[FOM] repairing a bridge between mainstream mathematics and f.o.m.

Tom Dunion tom.dunion at gmail.com
Mon Jul 13 00:13:40 EDT 2009


Dear FOMers (and other readers),

The purpose of this posting is two-fold: to heighten awareness of a conflict
between a viewpoint prevalent within the f.o.m. community and another within
“mainstream” mathematics; and to suggest the direction of a possible resolution.
To simplify things I will make the working assumption in this note that the
continuum has cardinality aleph-two.

First, a (very roughly stated) re-cap of the gist of the well-known argument of
Chris Freiling against the CH, of “throwing darts” at the unit interval.
Toward a contradiction, assume CH and fix a bijection f, from the
reals in [0,1] to the countable ordinals. Say x << y if f(x) < f(y)
(as ordinals).  Two people stand in adjacent rooms and simultaneously
throw idealized darts randomly at [0,1].  Wherever x lands, it has
at most countably many predecessors, hence we have probability zero
(i.e. Lebesgue measure zero) that we will have y << x; similarly,
zero probability that x << y.

But this thought experiment has an intuitive answer of a 50 per cent
chance that x << y  (or that y << x), and there is nothing
“wrong” with such probabilistic intuition from
the perspective of many mainstream mathematics practitioners.
(As anyone who has taken actuarial exams can attest.)
Also a well-known set theorist has found nothing disqualifying
about this particular plausibility argument against the CH
(beyond that if cannot be formalized in ZFC).

Some have addressed Freiling’s argument in FOM, but not  persuasively,
IMHO.  It is as if  there is a sign on the road between f.o.m. and basic
measure theory, saying   “Bridge out.  Go back.”  That does not bode well
for a program of engaging mainstream mathematicians into a greater
appreciation of foundations.

My suggestion to try to resolve the conflict:  Suppose there exist
nonmeasurable sets of cardinality aleph-one (recall, the working  assumption
here is c = aleph-two).
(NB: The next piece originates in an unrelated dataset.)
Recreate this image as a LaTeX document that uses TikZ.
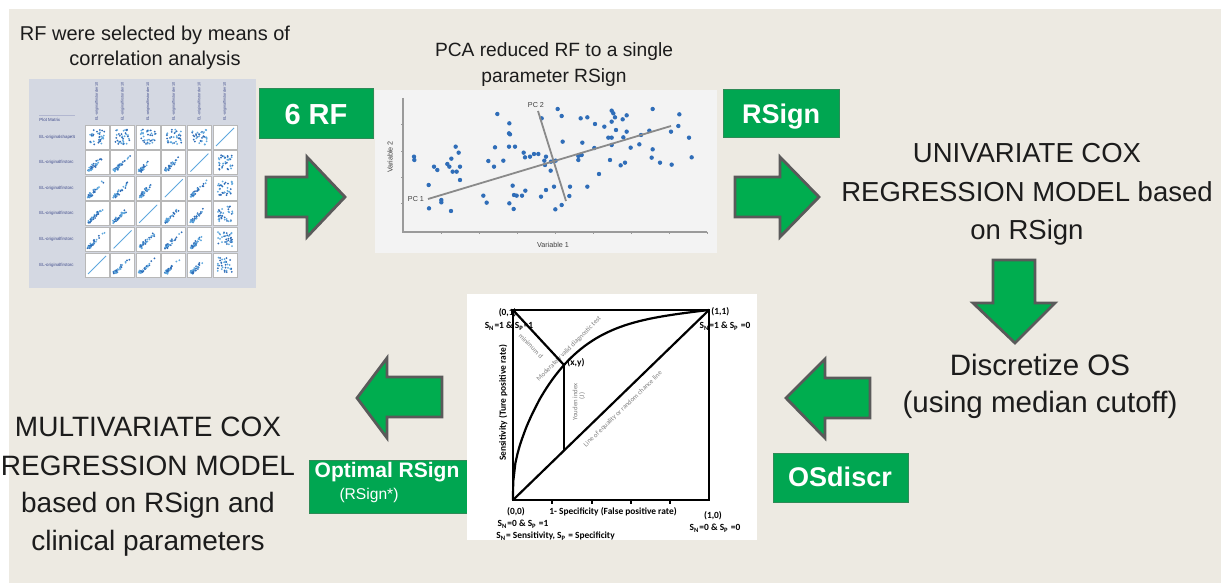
\documentclass[tikz,border=0pt]{standalone}
\usepackage{fontspec}
\setmainfont{Liberation Sans}
\newfontfamily\rocfont{Carlito}
\usetikzlibrary{calc}
\definecolor{beige}{HTML}{EDEAE2}
\definecolor{boxgreen}{HTML}{00A651}
\definecolor{boxedge}{HTML}{2E8B57}
\definecolor{arrowgreen}{HTML}{00AD4F}
\definecolor{arrowedge}{HTML}{5A5A5A}
\definecolor{pmback}{HTML}{D4D8E2}
\definecolor{pcaback}{HTML}{F3F3F3}
\definecolor{dotblue}{HTML}{2F6DB8}
\definecolor{lightdot}{HTML}{5FA8DE}
\definecolor{pmtext}{HTML}{3E4A8A}
\definecolor{cellframe}{HTML}{B8B8B8}
\definecolor{textdark}{HTML}{1C1C1C}
\definecolor{axisgrey}{HTML}{9A9A9A}
\definecolor{pcline}{HTML}{8A8A8A}
\definecolor{rocgrey}{HTML}{7F7F7F}
\begin{document}
\begin{tikzpicture}[x=0.5pt,y=-0.5pt,
  bigarrow/.style={fill=arrowgreen,draw=arrowedge,line width=1.4pt,line join=miter},
  greenbox/.style={fill=boxgreen,draw=boxedge,line width=0.4pt,inner sep=0pt},
  boxlabel/.style={text=white,inner sep=0pt,anchor=base,font=\bfseries\fontsize{13.5}{16}\selectfont},
  titletext/.style={text=textdark,inner sep=0pt,anchor=base,font=\fontsize{10}{12}\selectfont},
  bigtext/.style={text=textdark,inner sep=0pt,anchor=base,font=\fontsize{14}{17}\selectfont},
  pmlabel/.style={text=pmtext,inner sep=0pt,font=\fontsize{2.2}{2.5}\selectfont},
  pcalabel/.style={text=black!75,inner sep=0pt,font=\fontsize{3.6}{4}\selectfont},
  roclabel/.style={inner sep=0pt,font=\rocfont\bfseries\fontsize{4.7}{5.5}\selectfont},
  rocnote/.style={text=rocgrey,inner sep=0pt,font=\rocfont\fontsize{3.4}{4}\selectfont},
  rocline/.style={line width=1.1pt,black},
]
\useasboundingbox (0,0) rectangle (1223,583);
\fill[white] (0,0) rectangle (1223,583);
\fill[beige] (9,9) rectangle (1221,583);

% ---------------- plot matrix ----------------
\fill[pmback] (29,79) rectangle (256,288);
\draw[pmtext!40,line width=0.3pt] (39,115.5) -- (75,115.5);
\node[pmlabel,anchor=west] (pmtitle) at (39,119.5) {Plot Matrix};
\foreach \r/\lab in {1/EL-originalshapeS,2/EL-originalfirstorc,3/EL-originalfirstorc,4/EL-originalfirstorc,5/EL-originalfirstorc,6/EL-originalfirstorc}
  \node[pmlabel,anchor=west] (pmrow\r) at (39,{111.4+25.6*\r}) {\lab};
\foreach \c in {1,...,6}
  \node[pmlabel,rotate=90,anchor=west,font=\fontsize{1.9}{2}\selectfont] (pmcol\c) at ({71.4+25.6*\c},121) {EL-originalfirstorder 10};
\pgfmathsetseed{4242}
\foreach \r in {1,...,6}{
  \foreach \c in {1,...,6}{
    \pgfmathsetmacro\cx{85+25.6*(\c-1)}
    \pgfmathsetmacro\cy{125+25.6*(\r-1)}
    \fill[white,draw=cellframe,line width=0.4pt] (\cx,\cy) rectangle ++(24,24);
    \pgfmathtruncatemacro\kind{(\r+\c==7) ? 0 : ((\r==1 || \c==6) ? 1 : 2)}
    \ifcase\kind
      \draw[lightdot,line width=0.4pt] (\cx+3,\cy+21) -- (\cx+21,\cy+3);
    \or
      \foreach \k in {1,...,34}{
        \pgfmathsetmacro\px{\cx+12+7.5*rand}
        \pgfmathsetmacro\py{\cy+12+7.5*rand}
        \ifodd\k \def\dc{dotblue}\else\def\dc{lightdot}\fi
        \fill[\dc] (\px,\py) circle (0.5pt);
      }
    \or
      \foreach \k in {1,...,34}{
        \pgfmathsetmacro\t{rnd*rnd}
        \pgfmathsetmacro\px{\cx+4+16*\t+1.6*rand}
        \pgfmathsetmacro\py{\cy+20-16*\t+1.6*rand}
        \ifodd\k \def\dc{dotblue}\else\def\dc{lightdot}\fi
        \fill[\dc] (\px,\py) circle (0.5pt);
      }
    \fi
  }
}

% ---------------- PCA plot ----------------
\fill[pcaback] (375,90) rectangle (717,253);
\draw[axisgrey,line width=0.6pt] (403,98) -- (403,232) -- (707,232);
\foreach \tx in {441,479,517,555,593,631,669,707} \draw[axisgrey,line width=0.5pt] (\tx,232) -- (\tx,234.5);
\foreach \ty in {125,152,178,204} \draw[axisgrey,line width=0.5pt] (403,\ty) -- (400.5,\ty);
\foreach \a/\b in {162/380,163/390,222/410,232/420,262/402,268/410,274/386,287/350,296/368,278/425,290/425,300/410,300/450,206/465,207/535,244/510,244/517,273/543,412/252,448/280,447/310,450/313,447/350,465/350,405/352,385/393,402/410,430/392,491/368,495/382,510/380,522/372,535/372,558/380,553/392,573/395,555/405,572/422,587/392,593/237,605/258,545/265,608/335,458/467,462/495,470/497,486/497,496/482,448/520,461/537,370/497,380/518,543/500,558/480,582/470,630/470,628/498,605/525,586/538,682/470,662/265,682/262,705/282,733/290,755/242,760/250,765/262,755/275,788/268,800/256,768/300,800/305,790/322,745/323,755/323,755/345,703/354,667/338,655/378,660/375,665/375,655/390,717/432,750/390,782/406,795/398,812/353,838/343,843/315,868/302,878/237,958/253,955/288,933/305,987/323,995/382,878/358,875/383,900/398,935/404}
  \fill[dotblue] ({360+\a/3},{30+\b/3}) circle (1.1pt);
\node[pcalabel] (pc1) at (416,199) {PC 1};
\node[pcalabel] (pc2) at (536,105) {PC 2};
\coordinate (pc1end) at (671,126);
\coordinate (pc2end) at (566,201);
\draw[pcline,line width=0.9pt] (428,199) -- (pc1end);
\draw[pcline,line width=0.9pt] (538,111) -- (pc2end);
\node[pcalabel,rotate=90] (var2) at (390,157) {Variable 2};
\node[pcalabel] (var1) at (553,245) {Variable 1};

% ---------------- green boxes ----------------
\node[greenbox,minimum width=57pt,minimum height=25pt] (rf6box) at (316,113) {};
\node[greenbox,minimum width=58pt,minimum height=24pt] (rsignbox) at (781,113) {};
\node[greenbox,minimum width=67.5pt,minimum height=24.5pt] (osdbox) at (840.5,477.5) {};
\node[greenbox,minimum width=80.5pt,minimum height=26.5pt] (optbox) at (389.5,486.5) {};

% ---------------- ROC ----------------
\fill[white] (467,294) rectangle (757,540);
\node[roclabel,anchor=east] (r01) at (517,313) {(0,1)};
\node[roclabel] (r01s) at (509,326) {S\textsubscript{N}=1 \& S\textsubscript{P}=1};
\node[roclabel,anchor=west] (r11) at (711,312) {(1,1)};
\node[roclabel] (r11s) at (725,326) {S\textsubscript{N}=1 \& S\textsubscript{P} =0};
\node[rocnote,rotate=-46] (mind) at (531,346) {minimum d};
\node[rocnote,rotate=45] (modv) at (569,349) {Moderately valid diagnostic test};
\node[rocnote,rotate=44] (loe) at (623,409) {Line of equality or random chance line};
\node[rocnote,rotate=90] (youden) at (575,402) {Youden index};
\node[rocnote,rotate=90] (youdenj) at (582,396) {(J)};
\draw[rocline] (513,310) rectangle (709,500);
\draw[rocline] (513,500) -- (709,310);
\draw[rocline] (513,500) -- plot[domain=0.001:1,samples=90] ({513+196*\x},{500-190*(0.5*(1-(1-\x)*(1-\x)*(1-\x)*(1-\x))+0.5*pow(\x,0.244))});
\coordinate (xy) at (564,365);
\coordinate (xyfoot) at (564,450.6);
\draw[rocline] (513,310) -- (xy);
\draw[rocline] (xy) -- (xyfoot);
\foreach \tx in {552,592,631,670} \draw[black,line width=0.6pt] (\tx,500) -- (\tx,504);
\node[roclabel,anchor=west] (rxy) at (567,363) {(x,y)};
\node[roclabel,rotate=90] (sens) at (503,403) {Sensitivity (Ture positive rate)};
\node[roclabel] (r00) at (516,512) {(0,0)};
\node[roclabel] (r00s) at (523,524) {S\textsubscript{N}=0 \& S\textsubscript{P} =1};
\node[roclabel,anchor=west] (rdef) at (496,536) {S\textsubscript{N}= Sensitivity, S\textsubscript{P} = Specificity};
\node[roclabel] (spec) at (613,512) {1- Specificity (False positive rate)};
\node[roclabel] (r10) at (713,516) {(1,0)};
\node[roclabel] (r10s) at (715,528) {S\textsubscript{N}=0 \& S\textsubscript{P} =0};

% ---------------- block arrows ----------------
\draw[bigarrow] (266,177) -- (307,177) -- (307,157) -- (345,197) -- (307,237) -- (307,217) -- (266,217) -- cycle;
\draw[bigarrow] (735,177) -- (780,177) -- (780,157) -- (819,197) -- (780,237) -- (780,217) -- (735,217) -- cycle;
\draw[bigarrow] (993,260) -- (1035,260) -- (1035,303) -- (1055,303) -- (1015,343) -- (973,303) -- (993,303) -- cycle;
\draw[bigarrow] (870,378) -- (825,378) -- (825,359) -- (786,398) -- (825,438) -- (825,418) -- (870,418) -- cycle;
\draw[bigarrow] (442,377) -- (387,377) -- (387,358) -- (357,398) -- (387,438) -- (387,417) -- (442,417) -- cycle;

% ---------------- texts ----------------
\node[titletext] (t1a) at (155,41) {RF were selected by means of};
\node[titletext] (t1b) at (155,66) {correlation analysis};
\node[titletext,font=\fontsize{9.6}{11}\selectfont] (t2a) at (554,57) {PCA reduced RF to a single};
\node[titletext,font=\fontsize{9.6}{11}\selectfont] (t2b) at (554,83) {parameter RSign};

\node[bigtext,font=\fontsize{13.75}{16}\selectfont] (u1) at (1027,163) {UNIVARIATE COX};
\node[bigtext,font=\fontsize{13.75}{16}\selectfont] (u2) at (1027,202) {REGRESSION MODEL based};
\node[bigtext,font=\fontsize{13.75}{16}\selectfont] (u3) at (1027,240) {on RSign};

\node[bigtext,font=\fontsize{14.75}{17}\selectfont] (d1) at (1040,375) {Discretize OS};
\node[bigtext,font=\fontsize{14.75}{17}\selectfont] (d2) at (1040,413) {(using median cutoff)};

\node[bigtext] (m1) at (148,437) {MULTIVARIATE COX};
\node[bigtext] (m2) at (148,475) {REGRESSION MODEL};
\node[bigtext] (m3) at (148,512) {based on RSign and};
\node[bigtext] (m4) at (148,550) {clinical parameters};

\node[boxlabel,font=\bfseries\fontsize{14.5}{16}\selectfont] (rf6lab) at (316,125) {6 RF};
\node[boxlabel] (rsignlab) at (781,124) {RSign};
\node[boxlabel] (osdlab) at (840,487) {OSdiscr};
\node[boxlabel,font=\bfseries\fontsize{10.5}{12}\selectfont] (optlab) at (387,477) {Optimal RSign};
\node[boxlabel,font=\fontsize{7.8}{9}\selectfont] (optlab2) at (369,499) {(RSign*)};
\end{tikzpicture}
\end{document}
Contrary to the assumption of some people,
under ZFC such a possibility (that not all less-than-continuum-sized
sets must be measurable sets, with measure zero) is not automatically
excluded from consideration.  If there is such a set A, a little measure
theory gives that its outer measure is positive; also that other
aleph-one-sized nonmeasurable sets exist, their outer measures taking
values throughout (0,1].

Finally, back to the dart throwing experiment.  Wherever y is, its set
of ordinal predecessors {z: f(z) < f(y)} has cardinality not greater than
aleph-one, but may well be a nonmeasurable set, not necessarily
a set of measure zero; the same can be said about x.  So the
“contradiction” to our probabilistic intuitions that arose under CH does
not arise here, and perhaps now we can take down the “Bridge out” sign.

I would welcome responses, pro or con, offlist or on, regarding this matter.